> GIVEN INFORMATION
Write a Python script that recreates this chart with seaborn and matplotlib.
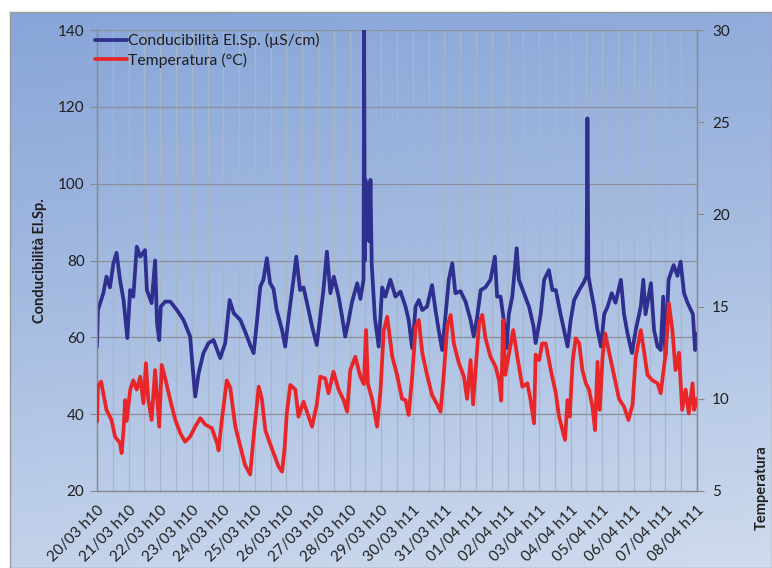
import numpy as np
import pandas as pd
import matplotlib
matplotlib.use("Agg")
import matplotlib.pyplot as plt
from matplotlib.colors import LinearSegmentedColormap
import matplotlib.transforms as mtransforms
import seaborn as sns

# ---- data: time in days since 20/03 h10 ----
cond_days = [0.00, 0.03, 0.20, 0.30, 0.41, 0.52, 0.62, 0.73, 0.84, 0.96, 1.05, 1.15, 1.26, 1.37,
             1.52, 1.58, 1.73, 1.84, 1.90, 1.97, 2.02, 2.16, 2.32, 2.53, 2.74, 2.95, 3.00, 3.11,
             3.22, 3.37, 3.53, 3.69, 3.90, 4.06, 4.20, 4.33, 4.54, 4.69, 4.85, 4.96, 5.06, 5.17,
             5.27, 5.38, 5.48, 5.59, 5.69, 5.86, 5.96, 6.07, 6.22, 6.31, 6.43, 6.54, 6.70, 6.81,
             6.96, 7.07, 7.17, 7.28, 7.39, 7.50, 7.65, 7.76, 7.86, 7.97, 8.07, 8.24, 8.34, 8.44,
             8.46, 8.48, 8.50, 8.55, 8.58, 8.62, 8.66, 8.70, 8.80, 8.92, 9.03, 9.13, 9.29, 9.45,
             9.61, 9.77, 9.87, 9.98, 10.09, 10.19, 10.30, 10.45, 10.61, 10.72, 10.82, 10.93,
             11.04, 11.14, 11.25, 11.35, 11.51, 11.67, 11.83, 11.93, 12.04, 12.15, 12.30, 12.46,
             12.60, 12.67, 12.78, 12.88, 12.97, 13.04, 13.15, 13.29, 13.36, 13.52, 13.68, 13.82,
             13.89, 14.05, 14.16, 14.31, 14.42, 14.53, 14.68, 14.79, 14.90, 15.00, 15.11, 15.27,
             15.42, 15.50, 15.53, 15.56, 15.64, 15.74, 15.85, 15.96, 16.06, 16.17, 16.30, 16.42,
             16.59, 16.69, 16.80, 16.94, 17.06, 17.22, 17.30, 17.37, 17.54, 17.64, 17.75, 17.85,
             17.93, 18.00, 18.10, 18.26, 18.38, 18.48, 18.59, 18.70, 18.87, 18.94, 18.99, 19.00]
cond_values = [57.6, 67.1, 71.5, 75.8, 73.0, 79.3, 82.0, 74.9, 69.7, 59.8, 72.3, 70.6, 83.6, 81.0,
               82.7, 72.3, 68.9, 80.0, 63.7, 59.3, 68.0, 69.3, 69.3, 67.1, 64.5, 60.2, 55.0, 44.6,
               50.7, 55.9, 58.5, 59.3, 54.6, 58.5, 69.7, 66.3, 64.5, 61.5, 58.0, 55.9, 63.7, 73.2,
               75.0, 80.6, 74.1, 72.6, 67.1, 61.9, 57.6, 65.4, 74.9, 81.0, 72.3, 73.0, 67.1, 62.8,
               58.0, 65.4, 72.3, 82.3, 71.5, 75.8, 70.6, 65.4, 60.2, 64.5, 69.0, 74.1, 70.0, 75.0,
               140.0, 80.0, 101.0, 95.0, 100.0, 85.0, 101.0, 79.0, 65.0, 57.6, 73.0, 70.6, 75.0, 70.6,
               71.9, 68.0, 64.5, 57.2, 68.0, 69.7, 67.1, 68.0, 73.6, 67.0, 61.9, 56.7,
               66.0, 75.0, 79.3, 71.5, 72.0, 69.3, 64.5, 60.2, 65.4, 72.3, 73.0, 75.0,
               81.0, 70.6, 70.6, 64.5, 57.2, 66.0, 70.6, 83.2, 75.0, 71.5, 68.0, 63.0,
               58.5, 66.0, 75.0, 77.5, 72.3, 72.3, 66.0, 61.9, 57.6, 64.5, 69.7, 72.3,
               74.4, 76.0, 117.0, 76.0, 72.3, 68.0, 61.9, 57.6, 66.0, 68.0, 71.5, 69.0,
               75.0, 66.0, 61.0, 55.9, 61.9, 68.0, 75.0, 66.0, 74.1, 61.9, 57.6, 56.7,
               70.6, 55.0, 75.0, 78.8, 76.0, 79.7, 71.5, 69.0, 66.0, 56.7, 58.5, 61.0]

temp_days = [0.00, 0.03, 0.13, 0.30, 0.46, 0.57, 0.73, 0.78, 0.84, 0.89, 0.94, 1.05, 1.15, 1.26,
             1.37, 1.47, 1.55, 1.62, 1.73, 1.84, 1.97, 2.05, 2.16, 2.32, 2.48, 2.64, 2.79, 2.95,
             3.11, 3.27, 3.43, 3.64, 3.80, 3.85, 3.95, 4.11, 4.22, 4.38, 4.54, 4.69, 4.85, 4.96,
             5.12, 5.22, 5.33, 5.43, 5.59, 5.75, 5.86, 5.94, 6.01, 6.12, 6.28, 6.38, 6.54, 6.70,
             6.81, 6.96, 7.07, 7.23, 7.33, 7.49, 7.65, 7.81, 7.92, 8.02, 8.18, 8.34, 8.45, 8.52,
             8.58, 8.71, 8.87, 8.98, 9.08, 9.19, 9.35, 9.50, 9.66, 9.77, 9.87, 9.98, 10.09, 10.19,
             10.30, 10.45, 10.61, 10.77, 10.88, 10.98, 11.09, 11.20, 11.30, 11.46, 11.62, 11.72,
             11.83, 11.91, 11.99, 12.10, 12.20, 12.30, 12.46, 12.62, 12.73, 12.80, 12.86, 12.93,
             13.04, 13.18, 13.31, 13.47, 13.63, 13.73, 13.84, 13.89, 14.00, 14.10, 14.21, 14.37,
             14.53, 14.63, 14.74, 14.82, 14.90, 14.97, 15.06, 15.16, 15.27, 15.37, 15.48, 15.58,
             15.69, 15.77, 15.85, 15.92, 16.01, 16.09, 16.22, 16.38, 16.53, 16.69, 16.83, 16.96,
             17.06, 17.22, 17.33, 17.43, 17.59, 17.75, 17.85, 18.01, 18.11, 18.22, 18.32, 18.43,
             18.53, 18.64, 18.74, 18.86, 18.91, 19.00]
temp_values = [8.76, 10.66, 10.93, 9.4, 8.85, 7.95, 7.6, 7.06, 8.3, 9.93, 8.8, 10.48, 11.0, 10.5,
               11.2, 9.76, 11.93, 10.0, 8.85, 11.56, 8.49, 11.83, 11.1, 9.93, 8.85, 8.13, 7.67, 7.95,
               8.49, 8.95, 8.6, 8.4, 7.6, 7.2, 8.8, 11.0, 10.6, 8.5, 7.4, 6.4, 5.9, 7.95,
               10.66, 10.0, 8.3, 7.8, 7.06, 6.32, 6.05, 7.3, 9.2, 10.75, 10.5, 9.03, 9.84, 9.03,
               8.49, 9.7, 11.2, 11.1, 10.3, 11.47, 10.5, 9.93, 9.3, 11.56, 12.28, 11.2, 10.8, 13.73,
               10.8, 10.0, 8.49, 10.5, 13.7, 14.45, 12.3, 11.3, 10.0, 9.93, 9.12, 11.2, 13.9, 14.27,
               12.5, 11.3, 10.2, 9.7, 9.3, 11.3, 13.9, 14.55, 13.0, 11.93, 11.2, 10.0,
               12.1, 9.7, 11.6, 14.1, 14.55, 13.3, 12.28, 11.75, 11.0, 9.9, 14.27, 11.3,
               12.4, 13.73, 12.28, 10.66, 10.84, 9.93, 8.67, 12.4, 12.1, 13.0, 13.0, 11.56,
               10.3, 9.05, 8.3, 7.77, 9.93, 9.03, 12.0, 13.28, 13.0, 11.56, 10.84, 10.5,
               9.57, 8.3, 12.0, 9.4, 12.28, 13.55, 12.5, 11.2, 10.0, 9.57, 8.85, 9.7,
               12.28, 13.73, 12.5, 11.3, 11.0, 10.84, 10.3, 12.5, 15.18, 13.73, 11.56, 12.5,
               9.4, 10.5, 9.21, 10.84, 9.4, 10.0]

tick_labels = ["20/03 h10", "21/03 h10", "22/03 h10", "23/03 h10", "24/03 h10", "25/03 h10",
               "26/03 h10", "27/03 h10", "28/03 h10", "29/03 h10", "30/03 h11", "31/03 h11",
               "01/04 h11", "02/04 h11", "03/04 h11", "04/04 h11", "05/04 h11", "06/04 h11",
               "07/04 h11", "08/04 h11"]

cond_label = "Conducibilità El.Sp. (µS/cm)"
temp_label = "Temperatura (°C)"

cond_df = pd.DataFrame({"giorno": cond_days, "valore": cond_values})
temp_df = pd.DataFrame({"giorno": temp_days, "valore": temp_values})

# ---- style ----
sns.set_theme(style="white")
plt.rcParams["font.family"] = ["Lato", "DejaVu Sans"]
text_color = "#1f1f1f"
axis_gray = "#8a8a8a"

W, H = 772, 568
fig = plt.figure(figsize=(W / 100, H / 100), dpi=100)
fig.patch.set_facecolor("white")

# gradient panel behind the chart
bg = fig.add_axes([10 / W, 0, (W - 10) / W, (H - 12) / H], zorder=-5)
grad = LinearSegmentedColormap.from_list("panel", ["#88a5d8", "#a8bee2", "#cfdbee"])
yy = np.linspace(0, 1, 256)[:, None]
xx = np.linspace(0, 1, 256)[None, :]
bg.imshow(0.85 * yy + 0.15 * xx, cmap=grad, aspect="auto", extent=[0, 1, 1, 0])
bg.set_xticks([])
bg.set_yticks([])
for s in bg.spines.values():
    s.set_color("#9a9a9a")
    s.set_linewidth(1.0)

ax = fig.add_axes([97 / W, 1 - 491 / H, 600 / W, 461 / H])
ax.set_facecolor("none")
ax2 = ax.twinx()

sns.lineplot(data=cond_df, x="giorno", y="valore", ax=ax, color="#2e2f8f", linewidth=2.7,
             estimator=None, sort=False, label=cond_label, zorder=3)
sns.lineplot(data=temp_df, x="giorno", y="valore", ax=ax2, color="#e8262a", linewidth=2.7,
             estimator=None, sort=False, label=temp_label, zorder=3)

ax.set_xlim(0, 19)
ax.set_ylim(20, 140)
ax2.set_ylim(5, 30)

# x axis: a tick every 12 hours, a label every day
half_days = np.arange(0, 19.01, 0.5)
ax.set_xticks(half_days)
ax.set_xticklabels([tick_labels[int(t)] if float(t).is_integer() else "" for t in half_days],
                   rotation=45, ha="right", va="top", rotation_mode="anchor",
                   fontsize=11, color=text_color)
shift = mtransforms.ScaledTranslation(1 / 100, -6 / 100, fig.dpi_scale_trans)
for lbl in ax.get_xticklabels():
    lbl.set_transform(lbl.get_transform() + shift)

ax.set_yticks(np.arange(20, 141, 20))
ax.set_yticklabels([str(v) for v in range(20, 141, 20)], fontsize=11, color=text_color)
ax2.set_yticks(np.arange(5, 31, 5))
ax2.set_yticklabels([str(v) for v in range(5, 31, 5)], fontsize=11, color=text_color)

ax.tick_params(axis="both", direction="out", length=5, width=0.8, color=axis_gray, pad=4)
ax2.tick_params(axis="y", direction="out", length=5, width=0.8, color=axis_gray, pad=6)

# grid lines
for t in half_days[1:]:
    ax.axvline(t, color="#a9b5c9", linewidth=0.9, zorder=0)
for v in range(40, 141, 20):
    ax.axhline(v, color="#8c9099", linewidth=0.9, zorder=0)

for a in (ax, ax2):
    a.spines["top"].set_visible(False)
    for side in ("left", "bottom", "right"):
        a.spines[side].set_color(axis_gray)
        a.spines[side].set_linewidth(0.9)
ax2.set_facecolor("none")

ax.set_xlabel("")
ax.set_ylabel("Conducibilità El.Sp.", fontsize=10.5, fontweight="bold", color=text_color, labelpad=8)
ax2.set_ylabel("")
fig.text(762 / W, 1 - 488 / H, "Temperatura", rotation=90, ha="center", va="center",
         fontsize=10.5, fontweight="bold", color=text_color)

# legend combining both series
h1, l1 = ax.get_legend_handles_labels()
h2, l2 = ax2.get_legend_handles_labels()
ax.get_legend().remove()
ax2.get_legend().remove()
leg = ax2.legend(h1 + h2, l1 + l2, loc="upper left", bbox_to_anchor=(-0.013, 1.007), frameon=False,
                 fontsize=11.3, handlelength=2.0, handletextpad=0.1, labelspacing=0.3,
                 borderaxespad=0.0)
for t in leg.get_texts():
    t.set_color(text_color)

fig.savefig("out.png", dpi=100)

> WHAT NEEDS TO BE DONE
Repeat exactly and only the lines from the start of the data above through the line that holds "import seaborn as sns", inclusive. Pictures do not belong in the copy.

> ANSWER TO THE EXERCISE
Write a Python script that recreates this chart with seaborn and matplotlib.
import numpy as np
import pandas as pd
import matplotlib
matplotlib.use("Agg")
import matplotlib.pyplot as plt
from matplotlib.colors import LinearSegmentedColormap
import matplotlib.transforms as mtransforms
import seaborn as sns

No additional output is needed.